You were in my dream last night, almost everyone else was there. I remember feeling neglected by you and talking to someone else and then you grabbed my hand forcefully and pulled me aside. At first, I was happy feeling like you cared and you did. And then you started yelling at me, you were really mad. You said: “You don´t get to control this, you don´t get to choose the order in which this happens or how you get to know me.” Also, “why are you sending me pictures of rings and wedding dresses, that´s not you!” You looked me in the eyes and this anger was frustration because I was ruining it. I was trying to control something as uncontrollable as love. You were as beautiful as ever and as difficult as it was to endure, you being mad at me made me happy. You cared enough to tell me. You actually talked to me and in that moment, I knew I was wrong and that I could make it right.
I woke up and it made me sad, not seeing you anymore. I miss you. But it opened my eyes to what I’m trying to do, control. Whatever has to happen will and I mustn’t forget that.
I miss you and because I do, I am trying to control what is not in my power. You let go and I don’t know how. I do not want to feel sorry; I do not want to regret this. Some days I wish we wouldn’t have met, other days I wish I could forget and have the eternal sunshine of the spotless mind. But then I realize how the struggles force us to grow.
Let’s say that in this dream I find myself in a river and I have to swim in order to survive. I do not know how I got there but that’s where I am. Do I ask myself why I’m in the river or do I just swim? I swim and after I survive, I realize how strong I am. I never knew I could possibly have the strength to go through the struggle until I actually do. And I know that the struggles I’ve had have had a reason. I want to be able to help others with their struggles and how could I possibly help them if I don’t know what it feels like?

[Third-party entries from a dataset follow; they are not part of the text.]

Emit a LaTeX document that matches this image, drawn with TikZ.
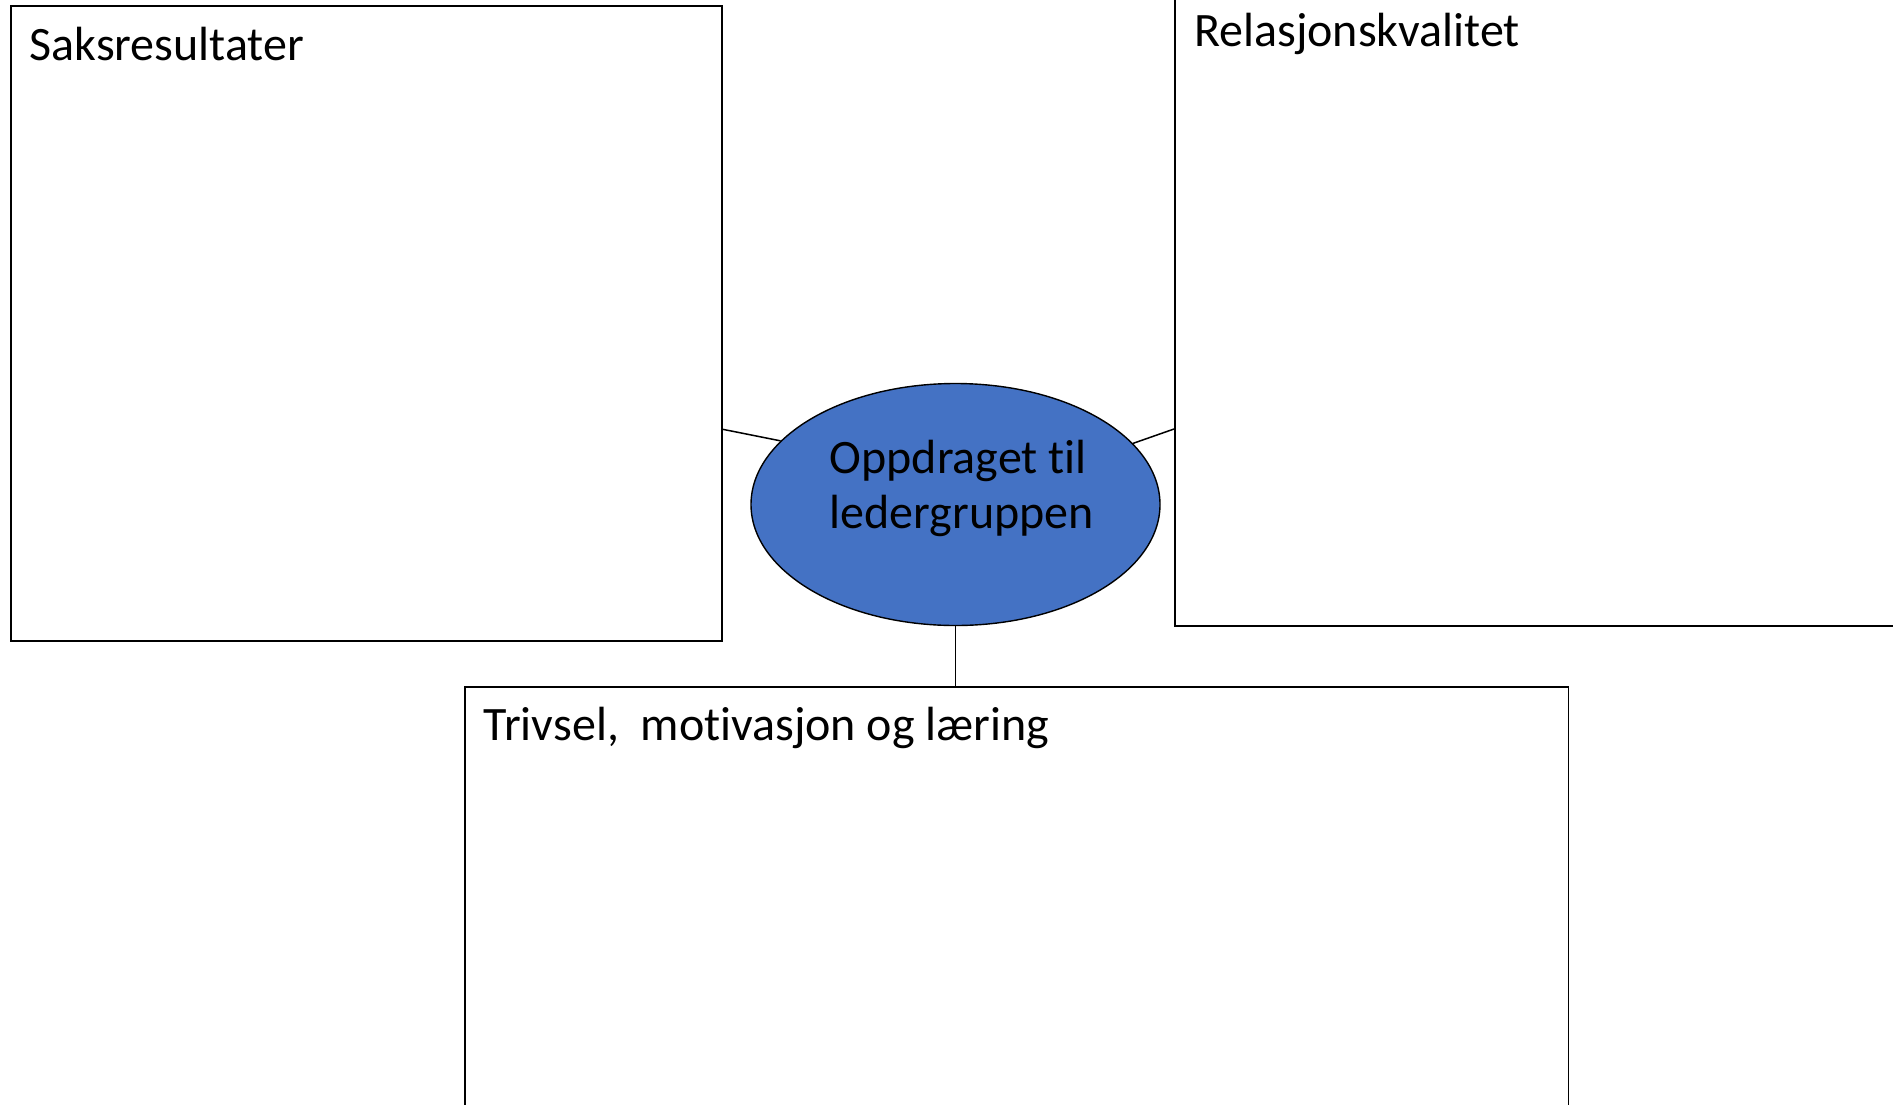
\documentclass[tikz,border=0pt]{standalone}
\usepackage{fontspec}
\setmainfont[Ligatures=NoCommon]{Carlito}
\usetikzlibrary{shapes.geometric,calc}
\definecolor{ovalblue}{HTML}{4472C4}
\tikzset{
  panel/.style={draw=black, line width=1.9pt, fill=none, inner sep=0pt, anchor=north west},
  paneltext/.style={inner sep=0pt, anchor=base west, font=\fontsize{48}{56}\selectfont},
  oval/.style={ellipse, draw=black, line width=1.4pt, fill=ovalblue, inner sep=0pt,
    minimum width=409pt, minimum height=242pt},
  link/.style={draw=black, line width=1.5pt}
}
\begin{document}
\begin{tikzpicture}[x=1pt,y=-1pt]
\useasboundingbox (0,0) rectangle (1893,1104);
\clip (0,0) rectangle (1893,1104);
\fill[white] (0,0) rectangle (1893,1104);
% panels
\node[panel, minimum width=710.5pt, minimum height=635pt] (b1) at (10.3,5.3) {};
\node[panel, minimum width=740pt, minimum height=635pt] (b2) at (1174,-10) {};
\node[panel, minimum width=1103.5pt, minimum height=440pt] (b3) at (464,685.7) {};
% oval
\node[oval] (ov) at (955.5,504.5) {};
\node[inner sep=0pt, anchor=base west, align=left, font=\fontsize{48}{55}\selectfont] (ovt) at (829.5,528.3) {Oppdraget til\\ledergruppen};
% titles
\node[paneltext] (t1) at (29.4,60.7) {Saksresultater};
\node[paneltext] (t2) at (1194,46) {Relasjonskvalitet};
\node[paneltext] (t3) at (483.5,740) {Trivsel,\ \ motivasjon og læring};
% connectors
\coordinate (c1) at ($(b1.north east)+(0,424)$);
\coordinate (c2) at ($(b2.north west)+(0,439)$);
\draw[link] (c1) -- (ov.160.7);
\draw[link] (ov.19.2) -- (c2);
\draw[link] (ov.south) -- (ov.south |- b3.north);
\end{tikzpicture}
\end{document}
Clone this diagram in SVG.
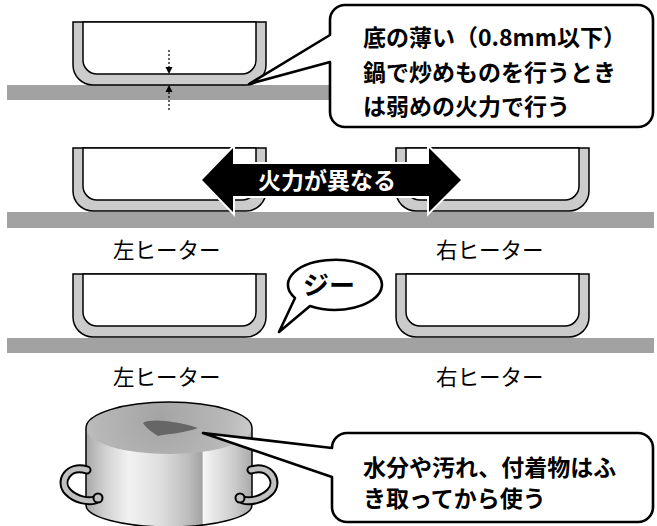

You were in my dream last night and I learned about myself and love. It also made me realize how hard a broken heart aches but that’s OK. When someone reaches out to me searching for comfort and understanding, I will certainly know how to help. If they tell me their nightmares are haunting them, I will smile knowing it will be fine and that I’ve been there. If you can’t go through the struggle for yourself, do it for others. Maybe the purpose of the pain is to make us all be more connected.
I saw you in my dream and you were lovely and you were honest.